Gov. Pete Ricketts listens to questions about the Dakota Access Pipeline. (Photo by Fred Knapp, NET News)

Under an interstate agreement, Nebraska sent two groups of state troopers to North Dakota to help law enforcement there in October and November. Gov. Pete Ricketts says the pipeline company, Energy Transfer Partners, has followed the proper legal process.

“What’s not proper are the way the protesters are trespassing on private property, blocking public access, burning cars, throwing rocks and bottles. Those are the things that are outside the law,” Ricketts said, adding, “That’s why it’s important that we have some public safety there.”

The confrontations brought back family memories of tensions between Native Americans and whites for demonstrator Jason Shald, originally from Gordon, Nebraska, near the Pine Ridge Indian Reservation.

Jason Shald (Photo by Fred Knapp, NET News)

Shald’s dad owned a grocery store there, and he says he grew up most of his life being “just another white guy.” But when members of the American Indian Movement marched on Gordon in the early 1970s to protest a Native American’s death there, and one of his father’s employees suggested defending the store with guns, Schald heard a different message.

“I remember my dad looking at him and telling him, ‘Hey, some of those people I’m related to.’”

It turns out Shald’s great grandmother was a midwife who lived between Pine Ridge and Wounded Knee, South Dakota, and according to family stories, tended to some of the wounded from the massacre there in 1890. Schald says he has to be optimistic further confrontations over the pipeline can be avoided.

Mechelle Sky Walker (Photo by Fred Knapp, NET News)

Meanwhile, some protestors camped out in North Dakota say they’re not going anywhere. Mechelle Sky Walker, a member of the Omaha tribe who organized the Capitol demonstration, has delivered supplies several times to the encampment. The Army Corps and North Dakota Gov. Jack Dalrymple have said the demonstrators should leave. Energy Transfer Partners argues the Army Corps gave it permission to cross the river in July, and says it intends to complete the pipeline without rerouting it.

Here's a short video from Inside Energy on the pipeline and the protests

Sky Walker says she does not expect people who stay at the encampment to be deterred by the harsh North Dakota winter.

“Because we’ve been on reservations so long, and because we’ve been oppressed, we’ve got a tougher skin than you think. We can handle this,” she said.

Meanwhile, Nebraska state troopers have returned home, but Gov. Pete Ricketts says they could be sent back to North Dakota again.

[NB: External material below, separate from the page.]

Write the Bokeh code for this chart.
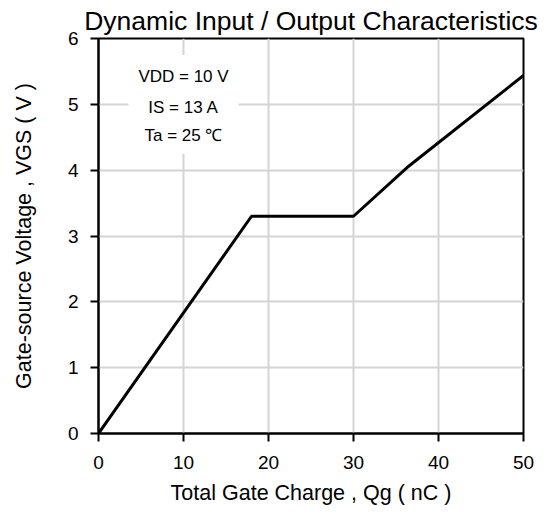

“We don’t have any plans for more troopers to go to North Dakota. But I certainly wouldn’t rule it out,” he said.

Standing Rock Sioux Tribal Chairman Dave Archambault II said protestors could now return home, and he called on President-elect Donald Trump to support the Obama administration’s decision. But Ricketts called the decision to block the pipeline “another example of how various agencies have circumvented the public process to push President Obama’s agenda.” Ricketts added he looks forward to working with Trump – who’s supported the pipeline -- to roll back what he calls the “job-killing regulations put in place over the last eight years.”

Correction: Energy Transfer Partners says the pipeline would be 95-115 feet below the bottom of Lake Oahe, not the 36 feet indicated in the story.